Single Sign-On – SSO
Log on once and use everything
With a Single Sign-On (SSO), employees only have to log on once (primary authentication) and the SSO takes over the login procedure for integrated applications according to stored rules. This saves users not only typing, but also the tedious search for passwords. In addition, security can be increased by tightening the password rules and the login can be combined with a smartcard or a biometric procedure or similar.
With the complete logout “Single Log-Out” (SLO) the user can log out of all used services and applications at once. Thus, no one can abuse the account if the user leaves his workstation, for example. With additions such as password synchronization, Web-SSO or Enterprise-SSO, the simplified and secure login procedure can be extended to all applications.
The “Simplified Sign-On”, on the other hand, is a less convenient and not particularly secure procedure. It simplifies the login to several systems with the same login information by synchronizing the systems (synchronization of login name and password).
Benefits of SSO
- Access to all connected services and applications without logging in again.
- Time saving by omission of log-in’s (possibly combined with password search).
- Fewer helpdesk calls due to forgotten passwords, as the user has to remember fewer passwords. And fewer calls mean less effort.

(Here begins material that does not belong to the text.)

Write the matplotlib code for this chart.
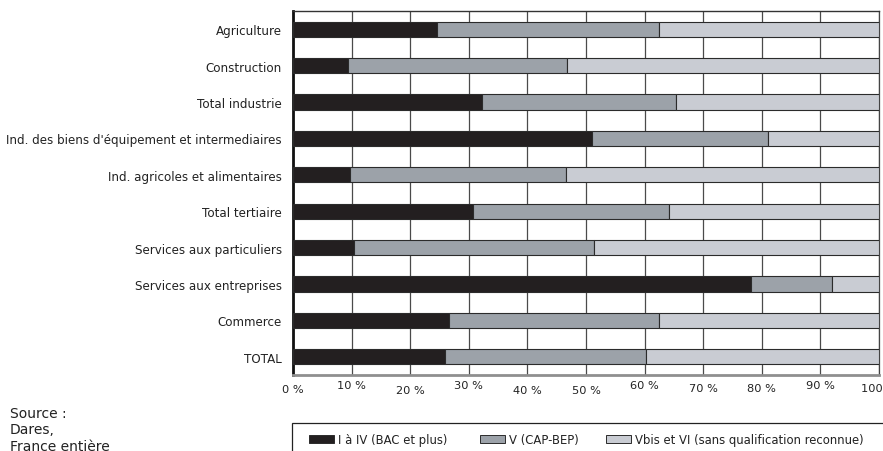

- Increased security through the elimination of notes and by enabling stricter password guidelines.
- Better user comfort and therefore higher satisfaction.
Obstacles of SSO
- Not all single sign-on systems support the same range of applications and systems. It must be carefully examined whether all applications (e.g. Unix applications in x-Window, web applications, applications with kerberos support, apps, etc.) are fully supported by all SSO functions. This not only includes the login process but also the automatic password reset and the automatic cyclic exchange of passwords in the background.
- Often the SSO is only implemented for a selection of applications because the technical complexity of the various systems (AD, LINUX, HOST, SAP, mobile devices, web applications, hosted systems) and their multitude are difficult to master.
- Few design the Single Sign-On as a two-factor authentication together with smartcard, biometrics or other methods. However, this is advisable, since the password is extremely potent with SSO (possible complete access!) and spying would have fatal consequences.
- Many overlook the fact that most SSO products do not have a management component (“Who may use Single Sign-On?”, “Which applications may a user use?”, etc.), here an IDM provisioning helps.
- Important aspects of password storage are often overlooked: Is the password memory encrypted? Where is it stored? Is it also available offline? How is it synchronized? Are directories supported as repositories?